# [Task material]
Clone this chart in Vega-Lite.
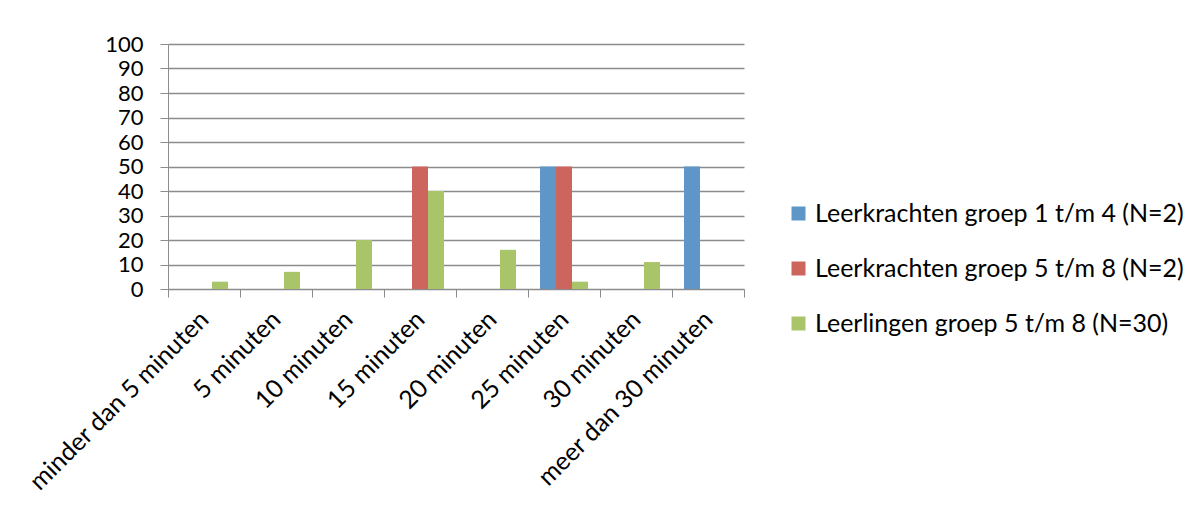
{
  "$schema": "https://vega.github.io/schema/vega-lite/v6.json",
  "width": 576,
  "height": 245,
  "autosize": {"type": "none"},
  "padding": {"left": 168, "top": 44, "right": 453, "bottom": 221},
  "background": "white",
  "config": {
    "font": "Lato",
    "view": {"stroke": null},
    "axis": {"labelFont": "Lato", "labelColor": "#000000", "labelFontSize": 23}
  },
  "data": {
    "values": [
      {"duur": "minder dan 5 minuten", "groep": "Leerlingen groep 5 t/m 8 (N=30)", "procent": 3},
      {"duur": "5 minuten", "groep": "Leerlingen groep 5 t/m 8 (N=30)", "procent": 7},
      {"duur": "10 minuten", "groep": "Leerlingen groep 5 t/m 8 (N=30)", "procent": 20},
      {"duur": "15 minuten", "groep": "Leerkrachten groep 5 t/m 8 (N=2)", "procent": 50},
      {"duur": "15 minuten", "groep": "Leerlingen groep 5 t/m 8 (N=30)", "procent": 40},
      {"duur": "20 minuten", "groep": "Leerlingen groep 5 t/m 8 (N=30)", "procent": 16},
      {"duur": "25 minuten", "groep": "Leerkrachten groep 1 t/m 4 (N=2)", "procent": 50},
      {"duur": "25 minuten", "groep": "Leerkrachten groep 5 t/m 8 (N=2)", "procent": 50},
      {"duur": "25 minuten", "groep": "Leerlingen groep 5 t/m 8 (N=30)", "procent": 3},
      {"duur": "30 minuten", "groep": "Leerlingen groep 5 t/m 8 (N=30)", "procent": 11},
      {"duur": "meer dan 30 minuten", "groep": "Leerkrachten groep 1 t/m 4 (N=2)", "procent": 50}
    ]
  },
  "mark": {"type": "bar"},
  "encoding": {
    "x": {
      "field": "duur",
      "type": "nominal",
      "sort": ["minder dan 5 minuten", "5 minuten", "10 minuten", "15 minuten", "20 minuten", "25 minuten", "30 minuten", "meer dan 30 minuten"],
      "scale": {"paddingInner": 0, "paddingOuter": 0},
      "axis": {
        "title": null,
        "tickBand": "extent",
        "domainColor": "#8c8c8c",
        "tickColor": "#8c8c8c",
        "tickSize": 8,
        "labelAngle": -45,
        "labelAlign": "right",
        "labelBaseline": "middle",
        "labelFontSize": 25,
        "labelPadding": 18,
        "labelLimit": 0,
        "labelOverlap": false
      }
    },
    "xOffset": {
      "field": "groep",
      "type": "nominal",
      "sort": ["Leerkrachten groep 1 t/m 4 (N=2)", "Leerkrachten groep 5 t/m 8 (N=2)", "Leerlingen groep 5 t/m 8 (N=30)"],
      "scale": {"paddingInner": 0, "paddingOuter": 0.75}
    },
    "y": {
      "field": "procent",
      "type": "quantitative",
      "scale": {"domain": [0, 100], "nice": false},
      "axis": {
        "title": null,
        "values": [0, 10, 20, 30, 40, 50, 60, 70, 80, 90, 100],
        "gridColor": "#8c8c8c",
        "gridWidth": 1.5,
        "domainColor": "#8c8c8c",
        "tickColor": "#8c8c8c",
        "tickSize": 8,
        "labelFontSize": 22,
        "labelPadding": 17,
        "labelOverlap": false
      }
    },
    "color": {
      "field": "groep",
      "type": "nominal",
      "sort": ["Leerkrachten groep 1 t/m 4 (N=2)", "Leerkrachten groep 5 t/m 8 (N=2)", "Leerlingen groep 5 t/m 8 (N=30)"],
      "scale": {"range": ["#5f96c8", "#cd655f", "#aac46a"]},
      "legend": {
        "title": null,
        "orient": "none",
        "legendX": 618,
        "legendY": 157,
        "padding": 0,
        "symbolType": "square",
        "symbolSize": 196,
        "symbolStrokeWidth": 0,
        "labelFont": "Lato",
        "labelFontSize": 25,
        "labelColor": "#000000",
        "labelLimit": 0,
        "labelOffset": 4,
        "rowPadding": 29
      }
    }
  }
}
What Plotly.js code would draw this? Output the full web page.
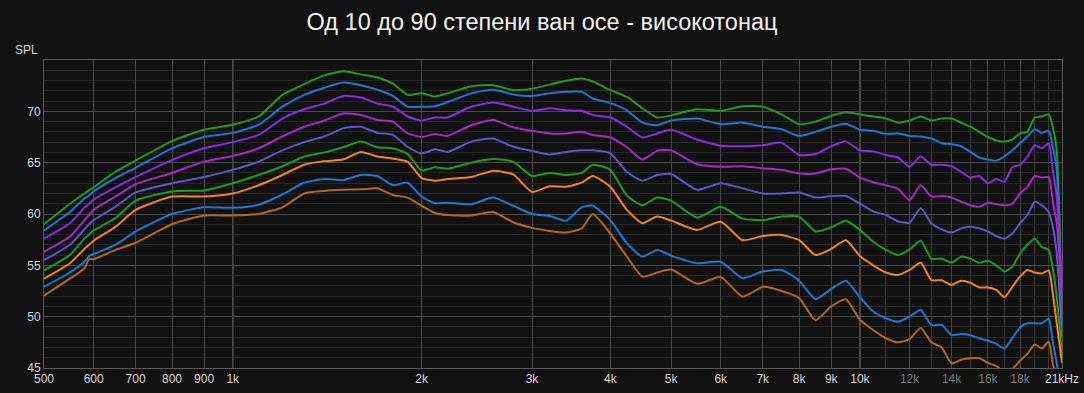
<!DOCTYPE html>
<html>
<head>
<meta charset="utf-8">
<script src="https://cdn.plot.ly/plotly-3.0.1.min.js"></script>
<style>
  html, body { margin: 0; padding: 0; background: #111111; }
  #chart { width: 1084px; height: 393px; }
</style>
</head>
<body>
<div id="chart"></div>
<script>
// Frequency grid (Hz)
const freqHz = [500,550,580,590,600,650,700,800,900,1000,
  1100,1200,1300,1400,1500,1600,1700,1800,1900,2000,
  2100,2200,2400,2600,2800,3000,3200,3400,3600,3750,4000,
  4250,4500,4750,5000,5500,6000,6500,7000,7500,8000,8500,9000,9500,
  10000,10500,11000,11500,12000,12500,13000,13500,14000,14500,15000,15500,16000,16500,17000,17500,18000,18500,19000,19500,20000,20300,20600,21000];

// SPL (dB) per off-axis angle
const spl10 = [59.0,61.0,62.0,62.3,62.6,64.1,65.2,67.1,68.2,68.7,
  69.5,71.6,72.65,73.5,73.9,73.6,73.3,72.7,71.6,71.75,
  71.45,71.75,72.45,72.55,72.07,72.2,72.6,72.97,73.2,72.9,72.07,
  71.4,70.3,69.4,69.6,70.2,70.05,70.5,70.45,69.7,68.75,69.0,69.55,69.9,
  69.7,69.5,69.3,68.9,69.1,69.5,69.1,69.3,69.3,68.9,68.5,68.0,67.5,67.15,67.05,67.25,67.85,68.0,69.4,69.5,69.7,68.5,66.2,50];
const spl20 = [58.4,60.2,61.5,61.8,62.2,63.5,64.5,66.4,67.5,67.9,
  68.7,70.45,71.6,72.3,72.8,72.55,72.1,71.5,70.45,70.45,
  70.5,70.9,71.75,72.1,71.65,71.5,71.75,71.9,71.9,71.25,70.8,
  70.1,68.9,68.65,69.1,69.3,68.75,68.9,68.5,68.25,67.6,68.0,68.5,68.8,
  68.2,68.1,67.8,67.85,67.6,67.55,67.35,66.9,66.8,66.6,66.05,65.5,65.3,65.2,65.6,66.2,66.9,67.55,68.25,67.9,68.1,66.55,64.3,48];
const spl30 = [57.6,59.1,60.6,61.0,61.4,62.6,63.6,65.25,66.4,67.0,
  67.7,69.3,70.2,70.75,71.5,71.35,70.75,70.45,69.5,69.1,
  69.4,69.4,70.45,70.85,70.45,70.05,70.3,70.1,70.05,69.65,69.4,
  68.5,67.45,67.85,68.2,67.25,66.65,66.6,66.7,66.95,65.75,65.85,66.6,67.05,
  66.2,66.1,65.75,65.5,64.6,65.6,64.8,64.8,64.65,64.1,63.55,63.7,63.0,63.4,63.15,64.55,64.8,65.6,66.7,66.4,66.9,64.3,61.7,51];
const spl40 = [56.3,57.8,59.4,59.9,60.4,61.7,62.9,64.0,65.1,65.65,
  66.4,67.55,68.5,69.1,69.8,69.65,69.15,69.0,67.85,67.5,
  67.8,67.6,68.65,69.15,68.45,68.1,67.85,67.85,68.0,67.7,67.45,
  66.5,65.3,66.15,66.2,64.85,64.6,64.65,64.45,64.3,63.95,63.95,64.35,64.4,
  63.55,63.1,62.8,62.45,61.35,62.8,61.7,61.75,61.6,61.2,60.85,60.7,61.1,60.95,60.85,61.0,62.0,62.65,63.7,63.55,63.6,61.2,59.1,52];
const spl50 = [55.5,57.0,58.5,59.0,59.4,60.7,62.1,63.0,63.6,64.3,
  65.1,66.2,67.0,67.55,68.35,68.5,67.9,67.7,66.55,65.9,
  66.3,66.05,67.05,67.35,66.55,66.15,65.8,66.05,66.2,66.2,65.9,
  64.1,63.25,63.8,63.9,62.35,63.0,62.5,62.0,62.0,62.1,61.6,61.75,61.75,
  61.0,60.25,59.9,59.3,59.15,60.55,59.1,58.5,58.2,58.6,58.75,58.6,58.3,57.85,57.6,58.1,59.1,59.9,61.2,60.85,60.2,58.75,56.15,48];
const spl60 = [54.5,56.0,57.6,58.0,58.4,59.6,61.3,62.2,62.3,63.0,
  63.8,64.65,65.6,66.0,66.5,67.05,66.5,66.4,65.85,64.25,
  64.55,64.4,65.0,65.35,65.1,63.7,64.0,63.8,64.0,64.8,64.3,
  61.8,60.85,61.6,61.3,59.65,60.7,59.55,59.4,59.75,59.75,58.3,58.7,59.35,
  58.45,57.3,56.5,56.0,56.55,57.4,55.65,55.65,55.25,55.85,55.65,55.25,55.45,55.0,54.4,54.85,56.15,57.0,57.6,56.8,56.5,54.7,51.95,46];
const spl70 = [53.7,55.2,56.6,57.0,57.4,58.75,60.4,61.7,61.7,62.0,
  62.8,63.8,64.8,65.15,65.3,66.05,65.6,65.4,65.1,63.5,
  63.25,63.4,63.6,64.2,63.85,62.15,62.7,62.65,63.05,63.7,62.65,
  60.4,59.1,59.75,59.35,58.45,59.25,57.45,57.85,57.95,57.45,56.0,56.6,57.45,
  55.9,55.0,54.3,54.05,54.55,55.25,53.55,53.55,53.1,53.5,53.3,52.85,52.85,52.6,51.9,52.9,53.9,54.55,54.3,54.2,54.5,52.3,49.35,45.5];
const spl80 = [52.9,54.3,55.35,55.9,56.1,57.0,58.3,60.0,60.65,60.6,
  60.9,61.9,63.05,63.4,63.3,63.8,63.7,62.8,63.05,61.7,
  61.05,61.1,60.95,61.6,60.8,60.0,59.8,59.35,60.65,60.8,59.4,
  57.15,55.85,56.5,55.95,55.2,55.35,53.75,54.4,54.55,53.5,51.7,52.7,53.5,
  51.9,50.5,49.85,49.5,50.0,50.65,49.2,49.2,48.2,48.3,48.2,47.9,47.65,47.35,46.9,47.9,48.95,49.35,49.35,49.35,49.8,47.55,45.45,42];
const spl90 = [52.05,53.7,54.7,55.6,55.6,56.5,57.2,59.0,59.85,59.85,
  60.0,60.65,62.0,62.25,62.35,62.4,62.5,61.85,61.6,60.8,
  60.1,59.9,59.85,60.2,59.2,58.65,58.35,58.2,58.6,60.0,58.1,
  55.85,53.9,54.3,54.6,53.2,53.85,51.95,52.9,52.5,51.8,49.65,51.0,51.7,
  49.7,48.7,47.9,47.5,47.8,48.9,47.5,47.0,45.45,45.8,45.95,45.95,45.5,45.2,44.6,44.9,45.7,46.4,47.3,46.9,47.55,45.45,43.8,40];

const seriesNames = ['10°','20°','30°','40°','50°','60°','70°','80°','90°'];
const seriesData = [spl10, spl20, spl30, spl40, spl50, spl60, spl70, spl80, spl90];
const seriesColors = ['#1f9c1f','#1f78d0','#8a2be6','#a928c6','#5e54cc','#1f9c1f','#ef8620','#1f78d0','#b5661f'];

// Axis ticks
const xTickVals = [500,600,700,800,900,1000,2000,3000,4000,5000,6000,7000,8000,9000,10000,12000,14000,16000,18000,21000];
const xTickText = ['500','600','700','800','900','1k','2k','3k','4k','5k','6k','7k','8k','9k','10k',
  '<span style="color:#7a7a7a">12k</span>','<span style="color:#7a7a7a">14k</span>',
  '<span style="color:#7a7a7a">16k</span>','<span style="color:#7a7a7a">18k</span>','21kHz'];
const xMinorVals = [11000,13000,15000,17000,19000,20000];
const yTickVals = [45,50,55,60,65,70];

const traces = seriesData.map((ys, i) => ({
  x: freqHz, y: ys, type: 'scatter', mode: 'lines', name: seriesNames[i],
  line: { color: seriesColors[i], width: 2, shape: 'spline', smoothing: 0.55 },
  hoverinfo: 'skip'
}));

const font = 'Liberation Sans, Arial, sans-serif';
const layout = {
  width: 1084, height: 393,
  paper_bgcolor: '#111111', plot_bgcolor: '#111111',
  margin: { l: 44, r: 22, t: 60, b: 25 },
  showlegend: false,
  title: { text: 'Од 10 до 90 степени ван осе - високотонац', x: 0.5, xanchor: 'center',
    y: 0.944, yanchor: 'middle', font: { family: font, size: 23.5, color: '#f2f2f2' } },
  xaxis: {
    type: 'log', range: [Math.log10(500), Math.log10(21000)],
    tickmode: 'array', tickvals: xTickVals, ticktext: xTickText,
    showgrid: true, gridcolor: '#474747', gridwidth: 1,
    minor: { tickmode: 'array', tickvals: xMinorVals, showgrid: true, gridcolor: '#3a3a3a', ticklen: 0 },
    showline: true, linecolor: '#5a5a5a', mirror: true, zeroline: false,
    ticks: '', ticklen: 0,
    tickfont: { family: font, size: 12, color: '#d8d8d8' }
  },
  yaxis: {
    range: [45, 75], tickmode: 'array', tickvals: yTickVals,
    showgrid: true, gridcolor: '#4a4a4a', gridwidth: 1,
    minor: { tickmode: 'linear', tick0: 45, dtick: 1, showgrid: true, gridcolor: '#262626', ticklen: 0 },
    showline: true, linecolor: '#5a5a5a', mirror: true, zeroline: false,
    ticks: '', ticklen: 0,
    tickfont: { family: font, size: 12, color: '#d8d8d8' }
  },
  shapes: [1000, 10000].map(f => ({
    type: 'line', xref: 'x', yref: 'paper', x0: f, x1: f, y0: 0, y1: 1,
    line: { color: '#9a9a9a', width: 1 }, layer: 'below'
  })),
  annotations: [{
    text: 'SPL', xref: 'paper', yref: 'paper', x: -0.017, y: 1.033,
    xanchor: 'center', yanchor: 'middle', showarrow: false,
    font: { family: font, size: 12, color: '#d0d0d0' }
  }]
};

Plotly.newPlot('chart', traces, layout, { staticPlot: true, displayModeBar: false });
</script>
</body>
</html>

# [Aim]
Each line of the material that holds the string "this" counts once; give the total alone.

# [Complete answer]
2